Aus der Reihe prominenter Grünen-Politiker in Baden-Württemberg ist ein Papier herausgegeben worden, dass die Grünen stärker als bisher an marktliberale Positionen heranführt. Es gibt konkrete Vorschläge, wie die Grünen das Image als „Verbotspartei“ abschütteln könnten.

Stuttgart - Mitten in der Sommerpause ist bei den Grünen eine Debatte über einen Kurswechsel entbrannt. Nach den Stimmenverlusten bei Bundestags- und Europawahl will sich die Partei im Herbst neu positionieren. Ein Papier von Kerstin Andreae (Freiburg), stellvertretende Fraktionsvorsitzende im Bundestag, und der Wissenschaftsministerin Theresia Bauer (Heidelberg), beide vom realpolitischen Flügel, enthält nach Ansicht von Parteibeobachtern unverhohlen marktliberale Positionen.

 

Unter dem Titel „Freiräume schaffen und schützen“ rechnen sieben Autoren, zu denen auch Stefan Benzing, Büroleiter von  Landesumweltminister Frank Untersteller, gehört, mit der Vergangenheit ab, als die Partei als „Verbotspartei“ wahrgenommen wurde. Man debattiere nun darüber, „ob und wie wir Grünen uns in Abgrenzung zur Verbotspartei als liberale Kraft neu akzentuieren“. Der Veggie Day habe als Symbol für „grüne Bürgerbevormundung und Besserwisserei“ gewirkt, heißt es.

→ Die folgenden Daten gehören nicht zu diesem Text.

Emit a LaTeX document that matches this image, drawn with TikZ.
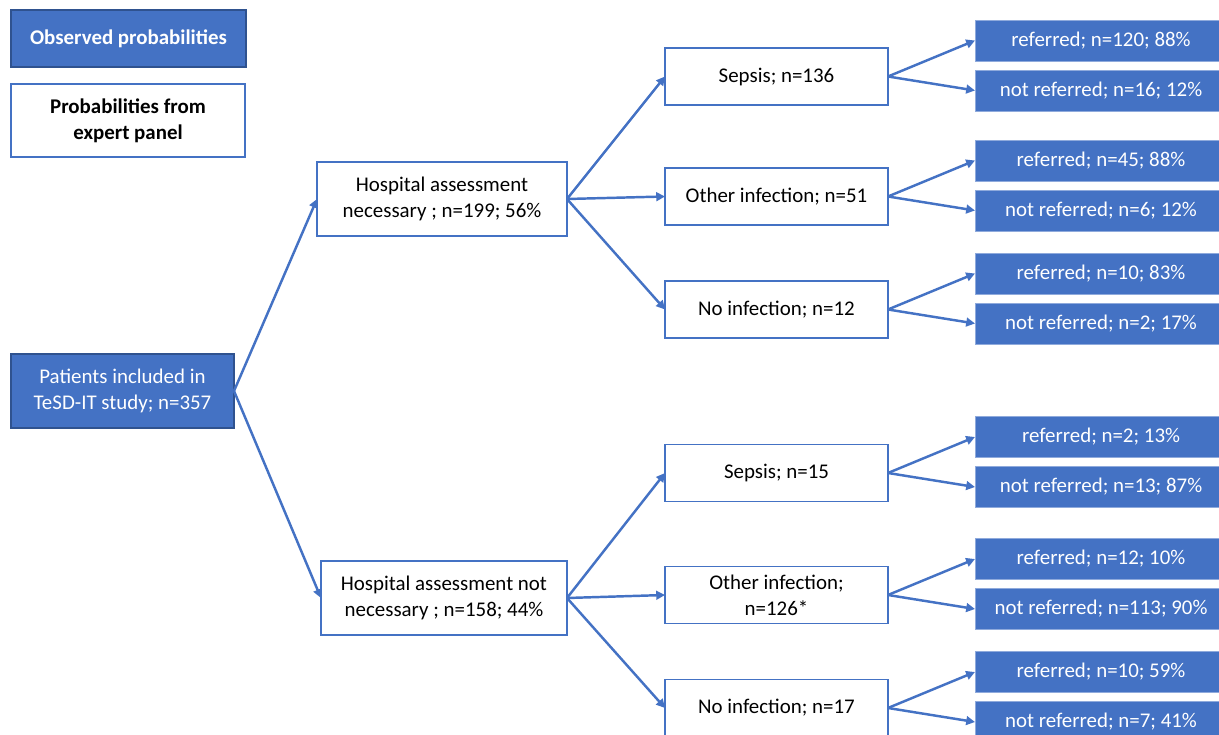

Dabei seien es stets die Grünen gewesen, die dem Staat Grenzen setzten, wenn dieser dem Bürger zu nahe kam: „Dennoch, unser Wahlprogramm belegte eine ausgeprägte Regulierungsfreude.“

Gegen die grüne „Regulierungsfreude“

Die 60 000 Grünen-Mitglieder führen seit geraumer Zeit eine sogenannte Freiheitsdebatte, die am 19. September in einen Freiheitskongress der Bundestagsfraktion münden soll. Der Hintergrund dürfte auch das Verschwinden der FDP von der bundespolitischen Bühne sein. Noch im September soll eine Finanzkommission der Grünen ihre Arbeit aufnehmen und sich mit einer Neuausrichtung der selbst von Parteilinken als Desaster wahrgenommenen grünen Steuerpolitik befassen.

In dieser Lage kommt das Papier der Realos überraschend: Es gehe für die Grünen darum, den Freiheitsbegriff zu schärfen, schreiben sie. Grüne Politik beschränke sich nicht auf Abwehrrechte, sie schaffe Gestaltungsspielräume für jeden Einzelnen. Die ökologische Modernisierung sei auf den Markt angewiesen, auch wenn Preise die ökologische Wahrheit spiegeln müssten. Zwar seien bei Banken und Großkonzernen strenge Regularien angemessen, „aber wir Grünen müssen mutiger werden und Deregulierung und Entbürokratisierung nicht mit spitzen Fingern anfassen“.

Es könne nicht sein, dass eine Firmengründung in Deutschland 15-mal länger dauere als in Neuseeland. Grüne Politik müsse „Freiräume im Markt erhalten“. Den Kampf gegen die Datensammelwut sehen die Realos als ihr Topthema an: Es sei ein Bürgerrecht, nicht ausgespäht zu werden und keine Spuren im Netz zu hinterlassen. Mit dem linken Flügel bei den Grünen dürfte um den Freiheitsbegriff noch hart gerungen werden: Einer seiner Vertreter, Fraktionschef Anton Hofreiter, hat kürzlich mehr Wert auf die Gleichheit gelegt: Freiheit könne es nur in dem Maße geben, „in dem der Staat allen Einzelnen die gleichen Möglichkeiten gibt“.